Overheard by: Tigertail

Black man passing out leaflets: And this woman here, you know she'd love to have a big black cock in her. Don't deny it, baby, you would.

–Outside Penn Station

Overheard by: unimpressed and skeptical

Girl to friend, unknowingly a few feet away from black guy: Thank god there's no black people on this street.

–Steinway St

Black TA, walking in five minutes before class: Oh my god, am I early? Oh, no! I'm going against my people's stereotype!

–Classroom, NYU

Overheard by: kpan

Asian guy to another, loudly: The black girl doesn't sound black. How do they do that?

–Uptown W Train

Queer to another: So I want to get dreadlocks, like black people.

–W 14th & 6th

Black lady to staring white kid: That's right little boy, this is what a black person looks like.

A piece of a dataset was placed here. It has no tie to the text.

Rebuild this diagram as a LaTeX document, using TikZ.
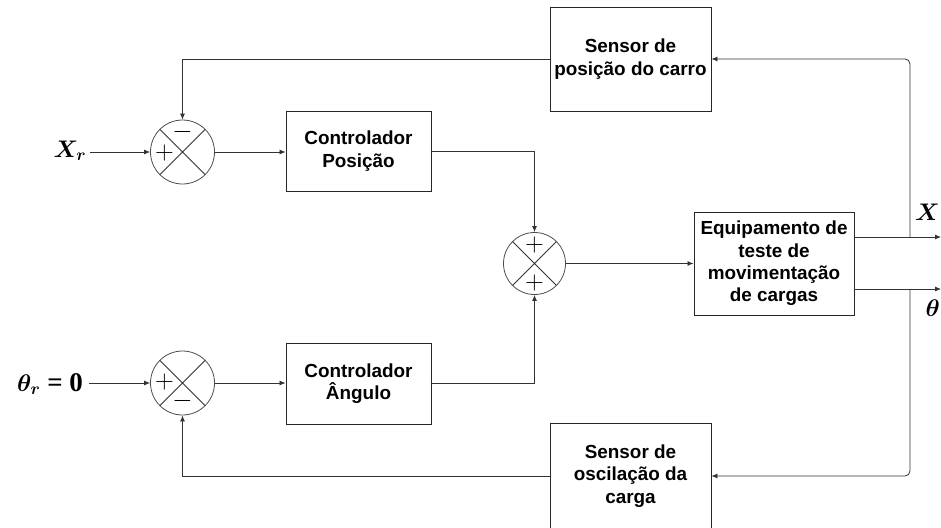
\documentclass[tikz,border=0pt]{standalone}
\usepackage{fix-cm}
\usepackage{bm}
\usepackage[no-math]{fontspec}
\setmainfont{Liberation Sans}
\newfontfamily\lserif{Liberation Serif}
\usetikzlibrary{arrows.meta,calc}
\begin{document}
\begin{tikzpicture}[x=1pt,y=-1pt,
  line/.style={draw=black!80, line width=0.8pt},
  arr/.style={line, -{Latex[length=6pt,width=5pt]}},
  blk/.style={draw=black!85, line width=0.9pt, fill=white, align=center,
    font=\bfseries\fontsize{18.9}{22.4}\selectfont, inner sep=0pt},
  sumnode/.style={circle, draw=black!70, line width=0.8pt, minimum size=64pt, inner sep=0pt,
    path picture={\draw[black!80, line width=0.8pt]
      (path picture bounding box.north west) -- (path picture bounding box.south east)
      (path picture bounding box.north east) -- (path picture bounding box.south west);}},
  sgn/.style={inner sep=0pt, font=\fontsize{26}{26}\selectfont},
  lbl/.style={inner sep=0pt, font=\fontsize{24}{28}\selectfont}
]
\useasboundingbox (0,0) rectangle (941,527);
% blocks
\node[blk, minimum width=161pt, minimum height=104pt] (sp) at (630.5,59) {Sensor de\\posição do carro};
\node[blk, minimum width=161pt, minimum height=106pt] (so) at (630.5,476) {Sensor de\\oscilação da\\carga};
\node[blk, minimum width=145pt, minimum height=80pt] (cp) at (358.5,151) {Controlador\\Posição};
\node[blk, minimum width=145pt, minimum height=81pt] (ca) at (358.5,383.5) {Controlador\\Ângulo};
\node[blk, minimum width=160pt, minimum height=103pt] (eq) at (774,263.5) {Equipamento de\\teste de\\movimentação\\de cargas};
% summing junctions
\node[sumnode] (s1) at (182.5,152) {};
\node[sumnode] (s2) at (182.5,383) {};
\node[sumnode, minimum size=62pt] (s3) at (534.5,263.5) {};
\node[sgn] (s1m) at ($(s1)+(0,-20)$) {$-$};
\node[sgn] (s1p) at ($(s1)+(-18,1)$) {$+$};
\node[sgn] (s2p) at ($(s2)+(-18,-1)$) {$+$};
\node[sgn] (s2m) at ($(s2)+(0,18)$) {$-$};
\node[sgn] (s3a) at ($(s3)+(0,-19)$) {$+$};
\node[sgn] (s3b) at ($(s3)+(0,19)$) {$+$};
% labels
\node[lbl, anchor=base] (xr) at (70,157) {$\bm{X_r}$};
\node[lbl, anchor=base] (tr) at (50,391) {$\bm{\theta_r}${\lserif\bfseries\fontsize{27}{28}\selectfont\ = 0}};
\node[lbl, anchor=base east] (xo) at (940,220) {$\bm{X}$};
\node[lbl, anchor=base east] (to) at (940,316) {$\bm{\theta}$};
% coordinates
\coordinate (bx) at (910,237);
\coordinate (bt) at (910,289);
\coordinate (ox) at (941,237);
\coordinate (ot) at (941,289);
% connectors
\draw[arr] ([xshift=3pt]xr.east |- s1.west) -- (s1.west);
\draw[arr] ([xshift=6pt]tr.east |- s2.west) -- (s2.west);
\draw[arr] (s1.east) -- (s1.east -| cp.west);
\draw[arr] (s2.east) -- (s2.east -| ca.west);
\draw[arr] (cp.east) -| (s3.north);
\draw[arr] (ca.east) -| (s3.south);
\draw[arr] (s3.east) -- (s3.east -| eq.west);
\draw[arr] (eq.east |- bx) -- (ox);
\draw[arr] (eq.east |- bt) -- (ot);
\draw[arr, rounded corners=5pt] (bx) |- (sp.east);
\draw[arr, rounded corners=5pt] (bt) |- (so.east);
\draw[arr] (sp.west) -| (s1.north);
\draw[arr] (so.west) -| (s2.south);
\end{tikzpicture}
\end{document}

–Outside Toys R' Us, Times Square

Man to little boy: I can't believe you've never played tic-tac-toe with a chicken in Chinatown.

–52nd & Lexington

Overheard by: Ed

Hipster guy: I don't know though, I can't Indian give those chickens, can I?

–Prospect Park

Overheard by: BKLover

Older black man to himself, entering train with moving box: I got a live chicken in this box! I don't know why god gave me a chicken. He knows I don't know what to do with one. (a few minutes later) I'm gonna sell her to the butcher shop and they're going to cut that motherfucker up!

–Uptown A Train

Overheard by: Mawy

Serious man, seeing dog carrying shopping bad in teeth: I am going to train a dog like that. I will train it to bring me chicken.

–73rd St & Broadway

Overheard by: EthanK

Large black dude to large black friend: Yo, man, I am so tired of chicken! I mean, yeah, I know, I'm black…but man, I ain't eating no chicken at that party man. Don't even bring no chicken by me, cause I ain't eating none. Matter of fact, I ain't eating no chicken for Black History Month. I'ma start the movement! No chicken for Black History Month!

–Downtown 2 Train

Overheard by: Kosi

Asian woman to large black man holding pink bag: I think it's funny that a large black man is holding a little pink bag.
Black man: It's where I keep my drugs.

–Downtown 1

Super short Hispanic thug: I told that bitch “I'm not scared of you, I'll beat you with my ham sandwich!”
Super short black thug: Fuck, yeah!
Super short Hispanic thug: Yeah, I'll beat that bitch with some mayonnaise, some ham, and a roll! I'm not scared of that bitch!

–Staten Island Ferry

Overheard by:

Perky volunteer selling candy: Hi! Would you like to buy a chocolate vagina?
Black woman: No, thank you, I already have my own chocolate vagina!

–V-Day Event, W 36th St

Overheard by: Rita

Black woman #1: Well, at least there's still that KFC.
Black woman #2: No, it's not there anymore!
Black woman #1: What? It's scary when there isn't even a KFC in a black neighborhood anymore.

–39th St & 8th Ave

Black woman: Girl, I be crazy!
Friend: I know!
Black woman: I mean, that nigga break up with me, and I just start in with the rip-rip-rip, and I tore up his clothes, and his furs, right?
Friend: Right!
Black woman: And then he come home, and that nigga be cryin'! And I'm like, “No furs, no car, no nothin! You thought it was over? Now it's over!”
Friend: Yeah!
Black woman: And he can't do nothin' to me–I'll have his ass thrown in jail, you know. And then get him ass-raped.
Friend: What?
Black woman: Yeah, my dad's in prison. How about that, nigga? I put your ass in jail, then I get you ass-raped!
Friend: You are one crazy bitch!
Black woman: You know it! All right honey, here's the subway, gotta go, love you!

–4 Train

Overheard by: Duncan Pflaster

Black guy wearing North Face: Listen up, people! I'ma need some money to buy a coat, cuz it's freezin out there! This coat that I'm wearin' ain't mine, it's my friend's. So I'ma need some money to buy a coat…yo, what stop is this?
Asian kid: Times Square.
Black guy: Okay…if you want to donate, you can't. Cause I gotta go, man.